Notre ami André parlait d'un déclin. Selon ma vision des choses, il n'y a pas de déclin, mais seulement un processus de transition civilisationnelle. Il y a donc perception différente d'un même phénomène.

Il est clairement établi par les nombreuses observations de nos contemporains - et qu'importe leur sensibilité idéologique ou politique - que notre monde va mal. De nombreuses critiques mais aussi des propositions foisonnent à travers le monde. Le film En quête de sens réalisé par Nathanaël Coste expose à travers le monde un certain nombre de signes de ce changement.

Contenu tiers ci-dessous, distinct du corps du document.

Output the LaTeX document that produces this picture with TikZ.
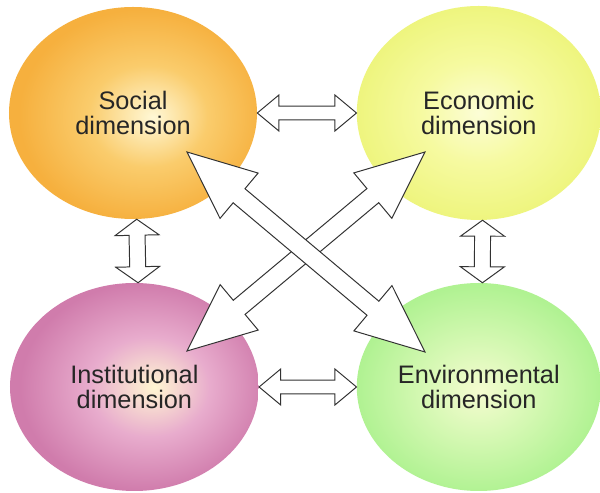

Toute civilisation, qu'elle soit grecque, romaine, chinoise ou aztèque suit un mouvement organique. Elle croit puis atteint une apogée et meurt petit à petit. Un peu comme un être vivant : il grandit en passant par l'enfance et l'adolescence, atteint son apogée avec l'âge adulte, puis meurt après avoir vieillit. S'ensuit une autre civilisation. Pour reprendre une autre métaphore, c'est un peu comme les saisons : après l'hiver, le printemps, différent du printemps précédent.

Nous sommes donc dans une crise civilisationnelle. Les marqueurs de cette civilisation sont décriés. Les systèmes de valeurs, notamment la prépondérance de l'économie libérale de faire de la croissance infinie dans un monde fini, sont remis en cause. La recherche de profit, le matérialisme avant l'humain sont contestés. Bref, le système construit qui était efficace un temps ne l'est plus. Cela est normal : avec l'évolution de l'humanité, ses besoins ont changé. Il faut donc un autre cadre pour supporter cela.

Il y a un facteur inconnu : on sait ce que nous quittons, ce qui est inévitable, mais nous ne savons pas où l'on va. Dans quel monde ? Face à ce facteur, deux forces agissent : l'une est destructrice, l'autre génératrice. La première est générée par la peur. La peur de voir s'effondrer ce qui est acquis. C'est une vision assez pessimiste. On parle de déclin, de chute, comme si cela était en-soi une fin. Cela engendre des réactions primaires, animales, de défense : la haine s'instaure (nous avons peur, nous haïssons un ennemi commun pour nous protéger). La désunion est force de loi. Tout le monde se méfie de tout le monde. On tente de prendre le pouvoir et d'amasser des richesses pour survivre dans un lendemain sinistre. D'autres veulent revenir à un âge d'or passé hypothétique. Il y a donc une désagrégation de la société : elle s'écroule sous son propre poids, miné par la peur et la haine.

De l'autre se trouve une force génératrice. Elle sait que de manière inévitable tout va s'effondrer. Conscient de cela, on observe une tentative de construire « le monde d'après », d'établir les bases d'une nouvelle civilisation. Tous sont guidés par une envie irrésistible de vivre dans un monde meilleur. Tous expérimentent, échangent, et s'enrichissent en expériences. Les initiatives sont trop nombreuses pour être citées de manière exhaustive, mais elles existent et ce de partout dans le monde. De l'éducation à l'agriculture, en passant par l'économie solidaire et le lien social, une nouvelle société se dessine.

La peur de l'effondrement est compréhensible. Mais elle doit être surmontée par l'excitation et l'allégresse. Après tout, ce n'est pas tous les jours qu'on repense une civilisation.